No puedo menos de alentaros a proseguir con renovado entusiasmo en estas líneas de acción que el Espíritu del Señor os está sugiriendo en un momento tan importante para la vida del instituto, como es la celebración del capítulo general: abrid vuestro corazón para acoger las mociones interiores de la gracia de Dios.

4. Vuestra visita, queridas hermanas, me brinda la oportunidad de expresaros mi gratitud y mi aprecio por vuestro compromiso, y de confirmaros en vuestros propósitos. Sabéis bien cuán grande es la estima de la Iglesia por la vida consagrada.

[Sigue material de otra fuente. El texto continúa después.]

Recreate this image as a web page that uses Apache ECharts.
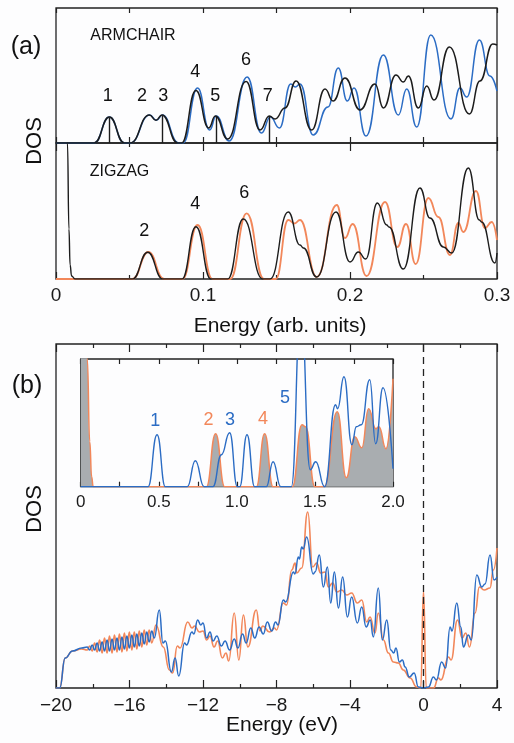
<!DOCTYPE html>
<html><head><meta charset="utf-8">
<script src="https://cdn.jsdelivr.net/npm/echarts@6/dist/echarts.min.js"></script>
<style>html,body{margin:0;padding:0;background:#fdfdfe}#c{width:514px;height:743px}</style>
</head><body><div id="c"></div><script>
// ---- Panel (a) ARMCHAIR: [energy (arb. units), DOS] ----
const armchairBlack = [[0,0],[0.026,0],[0.0363,26],[0.0465,0],[0.0505,0],[0.0635,28],[0.068,22.7],[0.0721,28],[0.0828,0],[0.0855,0],[0.0952,52.6],[0.1039,15],[0.1084,27],[0.1168,4],[0.1293,61.6],[0.1388,13],[0.1451,27],[0.149,24],[0.1558,35],[0.1633,62],[0.1739,13],[0.183,54],[0.1885,42],[0.1966,65],[0.2068,33],[0.217,59],[0.2227,35],[0.2313,68],[0.2363,61],[0.2397,67],[0.2465,35],[0.2522,57],[0.2571,43],[0.2676,96],[0.2812,29],[0.2884,62],[0.2971,99],[0.3,98]];
const armchairBlue = [[0,0],[0.026,0],[0.0363,26],[0.0465,0],[0.0505,0],[0.0638,28],[0.0683,22.7],[0.0724,28],[0.0833,0],[0.0865,0],[0.0963,55],[0.1045,13],[0.109,27],[0.1178,2],[0.13,66],[0.1398,10],[0.1458,26],[0.152,15],[0.1597,59],[0.1628,56],[0.166,59],[0.175,8],[0.185,36],[0.192,75],[0.1982,42],[0.2027,55],[0.2109,7],[0.2227,88],[0.2329,28],[0.2386,54],[0.2454,16],[0.2549,108],[0.2687,24],[0.2748,55],[0.2794,46],[0.288,103],[0.2952,67],[0.3,52]];
const armchairSticks = [[0.0363,25],[0.0726,27],[0.1088,26],[0.1451,27]];
const armchairPeakLabels = ['1','2','3','4','5','6','7'];
// ---- Panel (a) ZIGZAG ----
const zigzagBlack = [[0,900],[0.005,400],[0.0078,136],[0.0088,50],[0.0096,14],[0.0106,3],[0.013,0],[0.052,0],[0.0624,26.7],[0.0726,0],[0.0857,0],[0.0952,52.3],[0.1054,0],[0.1168,0],[0.1274,60],[0.1406,0],[0.1456,0],[0.158,67],[0.166,34],[0.1683,31],[0.1773,2],[0.1905,67],[0.2,17],[0.2057,27],[0.2107,20],[0.2186,76],[0.225,54],[0.2265,52],[0.2363,10],[0.2476,91],[0.2544,61],[0.2635,32],[0.2692,26],[0.2805,111],[0.288,59],[0.2895,57],[0.2986,16],[0.3,26]];
const zigzagOrange = [[0,0],[0.052,0],[0.0628,27],[0.0735,0],[0.086,0],[0.0963,54],[0.1065,0],[0.1185,0],[0.1297,65.7],[0.1415,0],[0.1495,0],[0.158,59],[0.1622,55.5],[0.166,59],[0.1773,2],[0.191,74],[0.1966,41],[0.2018,55],[0.2113,3],[0.2238,77],[0.2322,32],[0.2381,55],[0.2447,15],[0.2533,81],[0.2601,62],[0.268,24],[0.2737,56],[0.2771,47],[0.2857,88],[0.2918,51],[0.2964,57],[0.3,39]];
const zigzagPeakLabels = ['2','4','6'];
// ---- Panel (b) main: [energy (eV), DOS] ----
const bBlue = [[-20,0],[-19.8,0],[-19.5,30],[-19.1,37],[-18.6,40],[-18.3,41],[-18.17,38],[-18.03,43],[-17.9,38],[-17.76,45],[-17.63,37],[-17.49,46],[-17.36,37],[-17.22,48],[-17.09,37],[-16.95,49],[-16.82,38],[-16.68,50],[-16.55,38],[-16.41,51],[-16.28,39],[-16.14,52],[-16.01,40],[-15.87,53],[-15.74,41],[-15.6,54],[-15.47,42],[-15.33,55],[-15.2,44],[-15.06,56],[-14.93,46],[-14.79,57],[-14.65,50],[-14.38,78],[-14.18,45],[-14.05,47],[-13.72,16],[-13.52,30],[-13.32,12],[-13.0,45],[-12.9,43],[-12.6,56],[-12.5,54],[-12.29,68],[-12.12,63],[-12.0,65],[-11.8,50],[-11.62,56],[-11.45,47],[-11.25,52],[-11.0,42],[-10.8,47],[-10.55,38],[-10.3,49],[-10.1,40],[-9.85,54],[-9.65,45],[-9.4,60],[-9.18,50],[-8.95,61],[-8.72,54],[-8.5,66],[-8.26,57],[-8.05,66],[-7.92,63],[-7.63,88],[-7.5,86],[-7.08,116],[-7.0,114],[-6.81,131],[-6.75,129],[-6.63,141],[-6.55,139],[-6.36,151],[-6.0,114],[-5.9,116],[-5.67,133],[-5.45,101],[-5.23,121],[-5.05,85],[-4.85,116],[-4.63,80],[-4.4,111],[-4.14,71],[-3.91,91],[-3.6,65],[-3.36,81],[-3.12,61],[-2.9,68],[-2.73,51],[-2.46,100],[-2.24,48],[-2.0,68],[-1.78,38],[-1.62,35],[-1.5,40],[-1.31,26],[-1.15,28],[-1.0,21],[-0.77,11],[-0.51,15],[-0.28,1],[0,0],[0.27,1],[0.54,11],[0.7,8],[0.99,26],[1.2,20],[1.45,61],[1.55,57],[1.81,85],[2.03,61],[2.17,41],[2.44,53],[2.6,48],[2.9,113],[3.17,101],[3.35,104],[3.62,133],[3.84,108],[4.0,111]];
const bOrange = [[-20,0],[-19.8,0],[-19.5,30],[-19.1,37],[-18.6,39],[-18.3,38],[-18.17,42],[-18.03,37],[-17.9,45],[-17.76,36],[-17.63,48],[-17.49,35],[-17.36,50],[-17.22,35],[-17.09,52],[-16.95,35],[-16.82,53],[-16.68,36],[-16.55,54],[-16.41,36],[-16.28,55],[-16.14,37],[-16.01,56],[-15.87,38],[-15.74,56],[-15.6,39],[-15.47,57],[-15.33,41],[-15.2,58],[-15.06,43],[-14.93,58],[-14.79,45],[-14.56,63],[-14.16,41],[-13.83,18],[-13.65,15],[-13.4,42],[-13.25,40],[-12.83,66],[-12.6,60],[-12.45,62],[-12.2,56],[-12.0,57],[-11.8,48],[-11.62,52],[-11.4,41],[-11.2,47],[-10.95,30],[-10.75,35],[-10.6,27],[-10.3,75],[-10.05,28],[-9.8,73],[-9.56,41],[-9.1,78],[-8.9,57],[-8.75,62],[-8.38,56],[-8.11,60],[-8.0,58],[-7.63,85],[-7.45,83],[-7.17,118],[-6.99,125],[-6.9,115],[-6.63,120],[-6.3,176],[-6.03,121],[-5.81,125],[-5.6,115],[-5.36,116],[-5.18,101],[-4.94,105],[-4.72,96],[-4.45,98],[-4.18,93],[-3.91,95],[-3.6,85],[-3.36,88],[-3.09,66],[-2.91,71],[-2.64,55],[-2.46,75],[-2.18,48],[-1.91,35],[-1.64,26],[-1.37,25],[-1.1,18],[-0.73,10],[-0.37,1],[-0.15,0],[0.0,97],[0.15,0],[0.55,0],[0.81,10],[0.95,8],[1.36,31],[1.5,28],[1.85,68],[2.1,50],[2.3,55],[2.5,41],[2.81,75],[3.04,101],[3.3,98],[3.62,100],[3.8,118],[4.0,140]];
// ---- Panel (b) inset ----
const insetOrange = [[0,600],[0.035,200],[0.042,128],[0.058,45],[0.07,10],[0.08,0],[0.805,0],[0.864,53],[0.922,0],[1.125,0],[1.178,53],[1.232,0],[1.355,0],[1.417,62],[1.44,60],[1.5,0],[1.56,0],[1.643,75],[1.701,9],[1.755,50],[1.8,39],[1.844,78],[1.89,58],[1.91,60],[1.955,38],[2.0,108]];
const insetBlue = [[0,0],[0.431,0],[0.489,52],[0.542,0],[0.683,0],[0.734,26],[0.79,0],[0.847,0],[0.901,32],[0.954,54],[1.003,0],[1.018,0],[1.065,52],[1.114,0],[1.189,0],[1.232,25],[1.281,0],[1.349,0],[1.41,180],[1.47,17],[1.505,25],[1.562,0],[1.632,82],[1.645,78],[1.686,110],[1.737,42],[1.765,60],[1.797,62],[1.851,107],[1.889,43],[1.936,99],[2.0,18]];
const insetPeakLabels = ['1','2','3','4','5'];

const BLUE = '#2b6cc4', ORANGE = '#f2875a', BLACK = '#1c1c1c', GRAY = '#a9adb0';
const FONT = "'Liberation Sans', Arial, Helvetica, sans-serif";

const chart = echarts.init(document.getElementById('c'), null, {renderer: 'canvas'});

const gridStyle = {show: true, borderColor: '#222', borderWidth: 1.3, backgroundColor: 'transparent', containLabel: false};
const grids = [
  Object.assign({left: 56, top: 8, width: 441, height: 135}, gridStyle),
  Object.assign({left: 56, top: 143, width: 441, height: 136}, gridStyle),
  Object.assign({left: 56, top: 344, width: 441, height: 344}, gridStyle),
  Object.assign({left: 80.7, top: 359, width: 312.3, height: 127.7}, gridStyle)
];
const tickLine = {color: '#222', width: 1.2};
function xAx(gridIndex, position, min, max, interval, opts) {
  return Object.assign({
    type: 'value', gridIndex, position, min, max, interval,
    axisLine: {show: false}, splitLine: {show: false},
    axisTick: {show: true, inside: true, length: 6, lineStyle: tickLine},
    axisLabel: {show: false}
  }, opts || {});
}
const labelStyle = (size, margin, fmt) => ({show: true, fontSize: size, fontFamily: FONT, color: '#1a1a1a', margin, formatter: fmt});
const fmtA = v => v === 0 ? '0' : String(+v.toFixed(2));
const fmtB = v => String(v).replace('-', '\u2212');
const fmtI = v => v === 0 ? '0' : v.toFixed(1);

const xAxes = [
  xAx(0, 'bottom', 0, 0.3, 0.05, {axisTick: {inside: true, length: 6, lineStyle: tickLine}}),
  xAx(0, 'top', 0, 0.3, 0.05, {axisTick: {inside: true, length: 5, lineStyle: tickLine}}),
  xAx(1, 'bottom', 0, 0.3, 0.1, {axisTick: {inside: true, length: 7, lineStyle: tickLine}, minorTick: {show: true, splitNumber: 2, length: 4, lineStyle: tickLine}, axisLabel: labelStyle(19, 7, fmtA)}),
  xAx(1, 'top', 0, 0.3, 0.1, {axisTick: {inside: true, length: 8, lineStyle: tickLine}, minorTick: {show: true, splitNumber: 2, length: 4, lineStyle: tickLine}}),
  xAx(2, 'bottom', -20, 4, 4, {axisTick: {inside: true, length: 8, lineStyle: tickLine}, minorTick: {show: true, splitNumber: 2, length: 4, lineStyle: tickLine}, axisLabel: labelStyle(19, 8, fmtB)}),
  xAx(2, 'top', -20, 4, 4, {axisTick: {inside: true, length: 8, lineStyle: tickLine}, minorTick: {show: true, splitNumber: 2, length: 4, lineStyle: tickLine}}),
  xAx(3, 'bottom', 0, 2, 0.5, {axisTick: {inside: true, length: 5, lineStyle: tickLine}, minorTick: {show: true, splitNumber: 2, length: 5, lineStyle: tickLine}, axisLabel: labelStyle(17, 7, fmtI)}),
  xAx(3, 'top', 0, 2, 0.5, {axisTick: {inside: true, length: 5, lineStyle: tickLine}, minorTick: {show: true, splitNumber: 2, length: 5, lineStyle: tickLine}})
];
const yMax = [135, 136, 344, 127.7];
const yAxes = yMax.map((m, i) => ({type: 'value', gridIndex: i, min: 0, max: m, show: false}));

function line(data, color, xi, yi, width, extra) {
  return Object.assign({
    type: 'line', data, xAxisIndex: xi, yAxisIndex: yi,
    showSymbol: false, symbol: 'none', smooth: 0.5, smoothMonotone: 'x', clip: true,
    silent: true, animation: false,
    lineStyle: {color, width: width || 1.5}
  }, extra || {});
}

const series = [
  line(armchairBlue, BLUE, 0, 0, 1.5),
  line(armchairBlack, BLACK, 0, 0, 1.5, {
    markLine: {silent: true, symbol: ['none', 'none'], label: {show: false}, animation: false,
      lineStyle: {color: BLACK, width: 1.4, type: 'solid'},
      data: armchairSticks.map(s => [{coord: [s[0], 0]}, {coord: [s[0], s[1]]}])}
  }),
  line(zigzagOrange, ORANGE, 2, 1, 1.8),
  line(zigzagBlack, BLACK, 2, 1, 1.4),
  line(bOrange, ORANGE, 4, 2, 1.6),
  line(bBlue, BLUE, 4, 2, 1.5, {
    markLine: {silent: true, symbol: ['none', 'none'], label: {show: false}, animation: false,
      lineStyle: {color: '#222', width: 1.3, type: [7, 5]},
      data: [{xAxis: 0}]}
  }),
  line(insetOrange, ORANGE, 6, 3, 1.5, {areaStyle: {color: GRAY, opacity: 1}}),
  line(insetBlue, BLUE, 6, 3, 1.4)
];

function txt(text, x, y, size, color, rot) {
  return {type: 'text', x, y, rotation: rot || 0, z: 100, silent: true,
    style: {text, x: 0, y: 0, fill: color || '#111', font: size + 'px ' + FONT,
      align: 'center', verticalAlign: 'middle', textAlign: 'center', textVerticalAlign: 'middle'}};
}
const acLabelPos = [[107.7,96.5],[142,96.5],[163.3,96.5],[195.3,72],[215.3,96.5],[246,60.5],[267.7,96.5]];
const zzLabelPos = [[144.3,231],[195.3,204.5],[244.3,193]];
const inLabelPos = [[155.3,421],[208.5,420],[230,420],[263,419],[285,398.5]];
const inLabelCol = [BLUE, ORANGE, BLUE, ORANGE, BLUE];

const graphic = [
  txt('(a)', 26, 47.5, 25),
  txt('(b)', 27, 386, 25),
  txt('DOS', 35, 141, 22, '#111', Math.PI / 2),
  txt('DOS', 35, 509, 22, '#111', Math.PI / 2),
  txt('Energy (arb. units)', 280, 326, 21),
  txt('Energy (eV)', 282, 725, 21),
  txt('ARMCHAIR', 133, 36, 16),
  txt('ZIGZAG', 119.5, 172, 16)
];
armchairPeakLabels.forEach((t, i) => graphic.push(txt(t, acLabelPos[i][0], acLabelPos[i][1], 18)));
zigzagPeakLabels.forEach((t, i) => graphic.push(txt(t, zzLabelPos[i][0], zzLabelPos[i][1], 18)));
insetPeakLabels.forEach((t, i) => graphic.push(txt(t, inLabelPos[i][0], inLabelPos[i][1], 18, inLabelCol[i])));

chart.setOption({
  backgroundColor: '#fdfdfe',
  animation: false,
  grid: grids,
  xAxis: xAxes,
  yAxis: yAxes,
  series,
  graphic
});
</script></body></html>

De dicha estima dio un testimonio singular la Asamblea del Sínodo de los obispos sobre la vida consagrada, que fue, ante todo, un coro de acción de gracias por el gran don de la vida consagrada. En efecto, se sitúa en el corazón mismo de la Iglesia y es un elemento decisivo para su misión (cf. ib., 3), a la que da una contribución específica mediante el testimonio de una vida entregada totalmente a Dios y a los hermanos (cf. ib., 76).

Ojalá que, con la ayuda materna de María santísima, éste sea el compromiso de cada una de vosotras y de toda vuestra congregación. Con este deseo, os imparto de corazón a vosotras y a vuestras hermanas una especial bendición apostólica.